The first time I met Jeannette, it was Advent. Well, not exactly. It was the 4th of July, but I was 7 months pregnant, so it felt like Advent to me. I had just moved to Missouri 6 days earlier, and started my first call 4 days earlier. Everything about that moment was pregnant to me: the possibilities of a new home, the uncertainties of a new career path, the expectations of a new call, and the very literal gestation of my third child. In many ways, I was adrift and anxious and in need of a friend. Of more than a friend. Of something as solid as Jeannette proved to be. I don’t know if she sensed it in me, this need for a helping hand, but she immediately scooped me up and made me her project. She and Paul invited me to their Tuesday morning lectionary study group, and there I met the colleagues who have supported me through personal and professional crises. Jeannette and Paul took charge of my maternity leave, too. Paul preached and presided for my congregation for those 6 weeks, and relieved me of those worries. And over the next several years, Jeannette was my cheerleader, encouraging and inspiring me to continue in my call through those first difficult years, the years when I came to realize that this life is an Advent life, an already/not yet life, a life of growing into expectations and possibilities. as I figured out what it meant to be a pastor and a mom and a wife and a human being. She was always ready to boost my spirits with a kind if cryptic word. In fact, almost the last thing she said to me was, “When you came to Washington, a lot of people weren’t sure about you. I wasn’t sure about you, either. But now I know you’re exactly what that congregation needed.”

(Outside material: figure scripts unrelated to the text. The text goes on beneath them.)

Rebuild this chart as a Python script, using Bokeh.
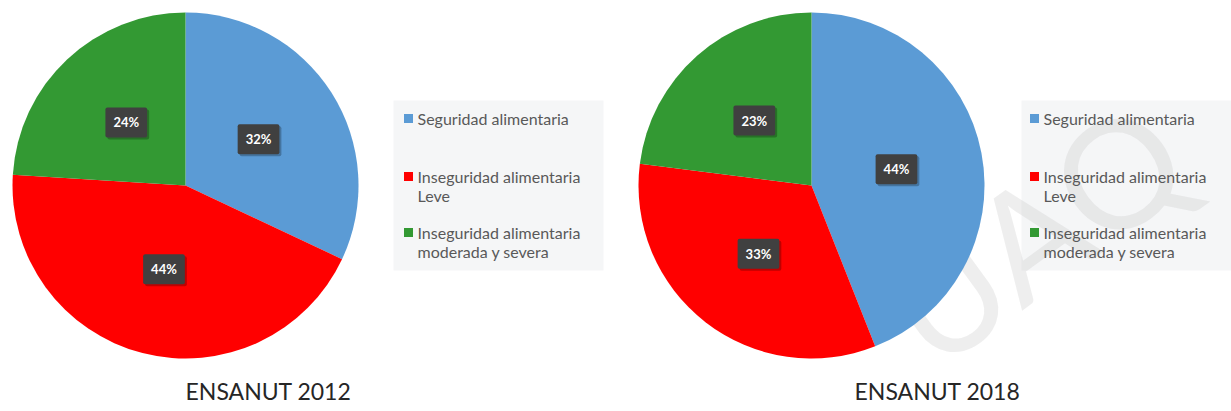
import math
from bokeh.plotting import figure
from bokeh.models import Range1d
from bokeh.embed import file_html
from bokeh.resources import INLINE
from bokeh.core.properties import value

# ---------------- data ----------------
categories = ["Seguridad alimentaria",
              "Inseguridad alimentaria\nLeve",
              "Inseguridad alimentaria\nmoderada y severa"]
colors = ["#5B9BD5", "#FF0000", "#339933"]
titles = ["ENSANUT 2012", "ENSANUT 2018"]
values_2012 = [32, 44, 24]
values_2018 = [44, 33, 23]

# ---------------- layout (image pixel coordinates) ----------------
W, H = 1231, 411
p = figure(width=W, height=H, x_range=Range1d(0, W), y_range=Range1d(-H, 0),
           output_backend="svg", toolbar_location=None, min_border=0,
           x_axis_location=None, y_axis_location=None)
p.grid.visible = False
p.outline_line_color = None
p.background_fill_color = "white"
p.border_fill_color = "white"

FONT = value("Lato")
R = 173
pies = [
    dict(vals=values_2012, cx=185, cy=185, title=titles[0], tx=268, leg_left=393, leg_right=603),
    dict(vals=values_2018, cx=811, cy=185, title=titles[1], tx=937, leg_left=1021, leg_right=1240),
]
row_y = [118, 176, 232]

# legend boxes
for pie in pies:
    p.quad(left=[pie["leg_left"]], right=[pie["leg_right"]], top=[-100], bottom=[-270],
           fill_color="#f5f6f7", line_color=None)

# watermark (faint, behind the pies)
p.text(x=[900], y=[-327], text=["UAQ"], angle=[math.radians(36)],
       text_font=FONT, text_font_size="150px", text_color="#c8c8c8", text_alpha=0.3,
       text_align="left", text_baseline="alphabetic")

for pie in pies:
    vals = pie["vals"]
    cx, cy = pie["cx"], -pie["cy"]
    total = float(sum(vals))
    cum = 0.0
    starts, ends, mids = [], [], []
    for v in vals:
        f0 = cum / total
        cum += v
        f1 = cum / total
        starts.append(math.pi / 2 - 2 * math.pi * f0)
        ends.append(math.pi / 2 - 2 * math.pi * f1)
        mids.append(math.pi / 2 - 2 * math.pi * (f0 + f1) / 2)
    p.wedge(x=[cx] * len(vals), y=[cy] * len(vals), radius=R,
            start_angle=starts, end_angle=ends, direction="clock",
            fill_color=colors, line_color=None)

    # data labels
    lx = [cx + 0.5 * R * math.cos(a) for a in mids]
    ly = [cy + 0.5 * R * math.sin(a) for a in mids]
    labels = [f"{v}%" for v in vals]
    # shadow
    p.text(x=[x + 2 for x in lx], y=[y - 2 for y in ly], text=labels,
           text_font=FONT, text_font_size="13px", text_font_style="bold",
           text_color="white", text_alpha=0.0, text_align="center", text_baseline="middle",
           background_fill_color="#000000", background_fill_alpha=0.25,
           padding=(8, 7), border_radius=2)
    p.text(x=lx, y=ly, text=labels,
           text_font=FONT, text_font_size="13px", text_font_style="bold",
           text_color="white", text_align="center", text_baseline="middle",
           background_fill_color="#404040", padding=(8, 7), border_radius=2)

    # legend entries
    sq_x = cx + 223
    p.scatter(x=[sq_x] * len(categories), y=[-y for y in row_y], marker="square", size=9,
              fill_color=colors, line_color=None)
    tx, ty, tt = [], [], []
    for cat, ry in zip(categories, row_y):
        for k, line in enumerate(cat.split("\n")):
            tx.append(sq_x + 9)
            ty.append(-(ry + 19 * k))
            tt.append(line)
    p.text(x=tx, y=ty, text=tt, text_font=FONT, text_font_size="16px",
           text_color="#595959", text_align="left", text_baseline="middle")

    # title
    p.text(x=[pie["tx"]], y=[-390], text=[pie["title"]], text_font=FONT,
           text_font_size="23px", text_color="#262626", text_align="center",
           text_baseline="middle")

open("out.html", "w").write(file_html(p, INLINE))
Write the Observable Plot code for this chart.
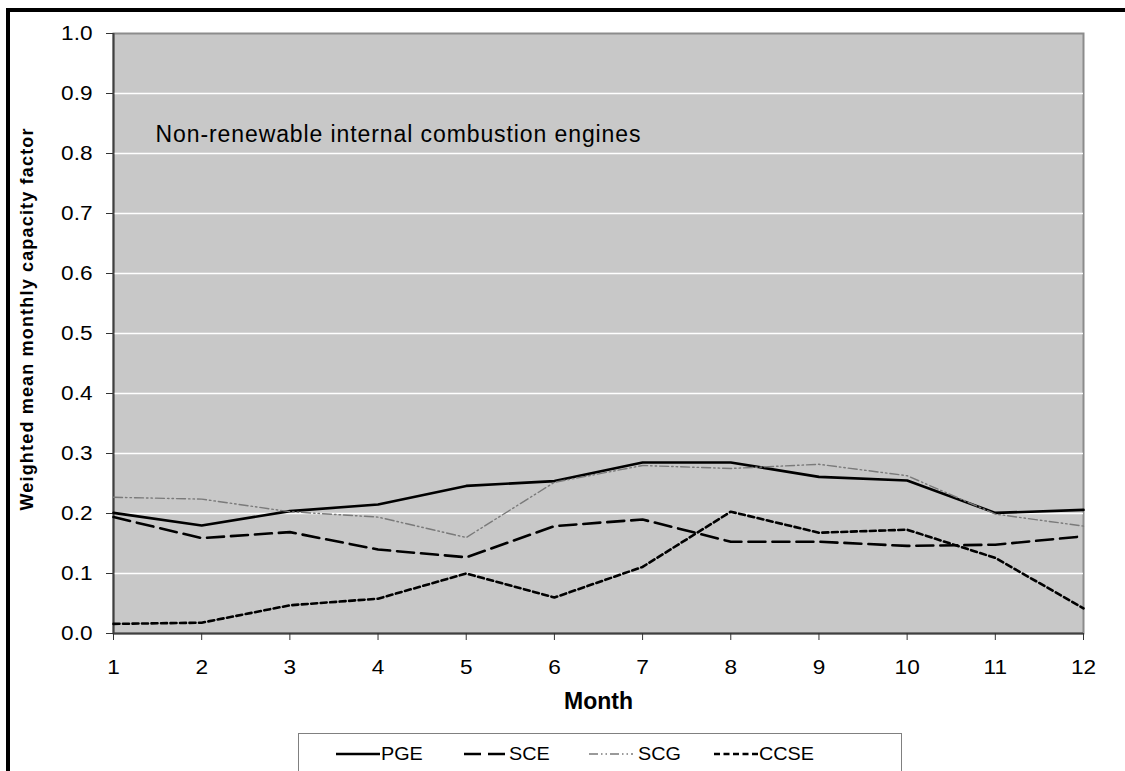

Anyway, about 6 months after we met, I think Jeannette came to realize that her public ministry was drawing to a close, and she began to clear out some cupboards. She gave a me a few items as she went, mostly cleric shirts she didn’t need anymore. But one day she gave me an item that has become one of my most cherished possessions. If my church were on fire and I had to grab two items from my office, I would grab my ordination stole and the gift that Jeannette gave me. It was her home communion kit. A simple affair, nothing fancy at all, just a small black kit with four solid plastic cups, a small bottle, and a stainless steel paten. Probably not more than $30 to buy one new on amazon. But it is precious to me. Because when I use it in my ministry, I think of all the saints who have gathered around that tiny little portable Table, and how that tiny little Table is a part of the huge Table that welcomes us all. It is a tiny little foretaste of the feast to come. A reminder of the end of the story. And now, every time I share communion with someone using that little kit, every time I visit a hospital room or a homebound person and we take the body and blood of our Lord together, I will remember Jeannette and her ministry to me and to so many others. I will be reminded of how we all come to the Table as beggars, longing for the heavens to be rent open, not knowing when the hour will come. But at that Table we receive the promise, that when the hour comes, whatever the time, it will be dawn, and the tomb will be empty, and we will stand together, side by side, with all the saints. Until then, we live Advent-Easter lives, waiting and watching, because we know the end of the story.